A federal appeals court approves a district court order requiring federal education officials to enforce Title VI of the 1964 Civil Rights Act (which bars discrimination by recipients of federal funds) against state universities, public schools, and other institutions that receive federal money.

 1974
Milliken v. Bradley: The Supreme Court rules that, in almost all cases, a federal court cannot impose an inter-district remedy between a city and its surrounding suburbs in order to integrate city schools. Such integration plans must be voluntary.

After a long court battle, Boston was ordered to desgregate its public schools. Busing to achieve integration ripped the city apart, and made Boston a symbol of northern resistance.

 1978
Bakke v. Regents of the University of California: The Supreme Court rules that schools can take race into account in admissions, but cannot use quotas.

 1991
In the case Dowell v. Oklahoma City, the Supreme Court authorized a return to neighborhood schools even if the change in policy would create re-segregation.

 1999
Boston ends its busing plan under threat of court action by white opponents. Five years later, Boston public schools are 85% African American and Latino, and 1400 of 60,000 students drop out.

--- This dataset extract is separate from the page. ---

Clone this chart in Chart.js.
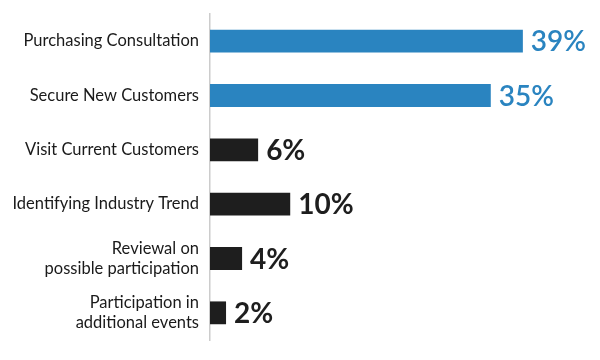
<!DOCTYPE html>
<html>
<head>
<meta charset="utf-8">
<script src="https://cdn.jsdelivr.net/npm/chart.js@4/dist/chart.umd.min.js"></script>
<style>
  html, body { margin: 0; padding: 0; background: #fff; }
  #wrap { width: 600px; height: 360px; }
</style>
</head>
<body>
<div id="wrap"><canvas id="myChart"></canvas></div>
<script>
const categories = [
  "Purchasing Consultation",
  "Secure New Customers",
  "Visit Current Customers",
  "Identifying Industry Trend",
  ["Reviewal on", "possible participation"],
  ["Participation in", "additional events"]
];
const values = [39, 35, 6, 10, 4, 2];
const barColors = ["#2a84c0", "#2a84c0", "#1e1e1e", "#1e1e1e", "#1e1e1e", "#1e1e1e"];

// draws the "39%" style labels at the end of each bar
const valueLabels = {
  id: "valueLabels",
  afterDatasetsDraw(chart) {
    const ctx = chart.ctx;
    const meta = chart.getDatasetMeta(0);
    ctx.save();
    ctx.textBaseline = "middle";
    ctx.textAlign = "left";
    meta.data.forEach((bar, i) => {
      ctx.fillStyle = barColors[i];
      ctx.font = (i < 2 ? "600 " : "bold ") + "28px Lato";
      ctx.fillText(values[i] + "%", bar.x + 8, bar.y + 1);
    });
    ctx.restore();
  }
};

let chart = new Chart("myChart", {
  type: "bar",
  data: {
    labels: categories,
    datasets: [
      {
        data: values,
        backgroundColor: barColors,
        categoryPercentage: 1,
        barPercentage: 0.42
      }
    ]
  },
  options: {
    indexAxis: "y",
    responsive: true,
    maintainAspectRatio: false,
    animation: false,
    layout: { padding: { top: 14, bottom: 20, right: 29, left: 0 } },
    plugins: {
      legend: { display: false },
      tooltip: { enabled: false }
    },
    scales: {
      x: {
        display: false,
        min: 0,
        max: 45
      },
      y: {
        grid: { display: false },
        border: { display: true, color: "#cccccc", width: 1.5 },
        afterFit(scale) {
          scale.width = 210;
          scale.paddingTop = 0;
          scale.paddingBottom = 0;
        },
        ticks: {
          color: "#1a1a1a",
          padding: 3,
          font: { family: "Lato", size: 16.5 },
          crossAlign: "near"
        }
      }
    }
  },
  plugins: [valueLabels]
});
</script>
</body>
</html>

Thirty years of court-supervised desegregation ends in Charlotte-Mecklenburg school district.

 2003
In Gratz v. Bollinger and Grutter v. Bollinger a major victory for affirmative action, the Supreme Court rules in favor of diversity as a compelling state interest in the University of Michigan admissions case.

43,000 Florida students are forced to repeat third grade after failing the Florida Comprehensive Assessment Test. Most are African American. High-stakes testing has been instituted in 14 states and the City of New York.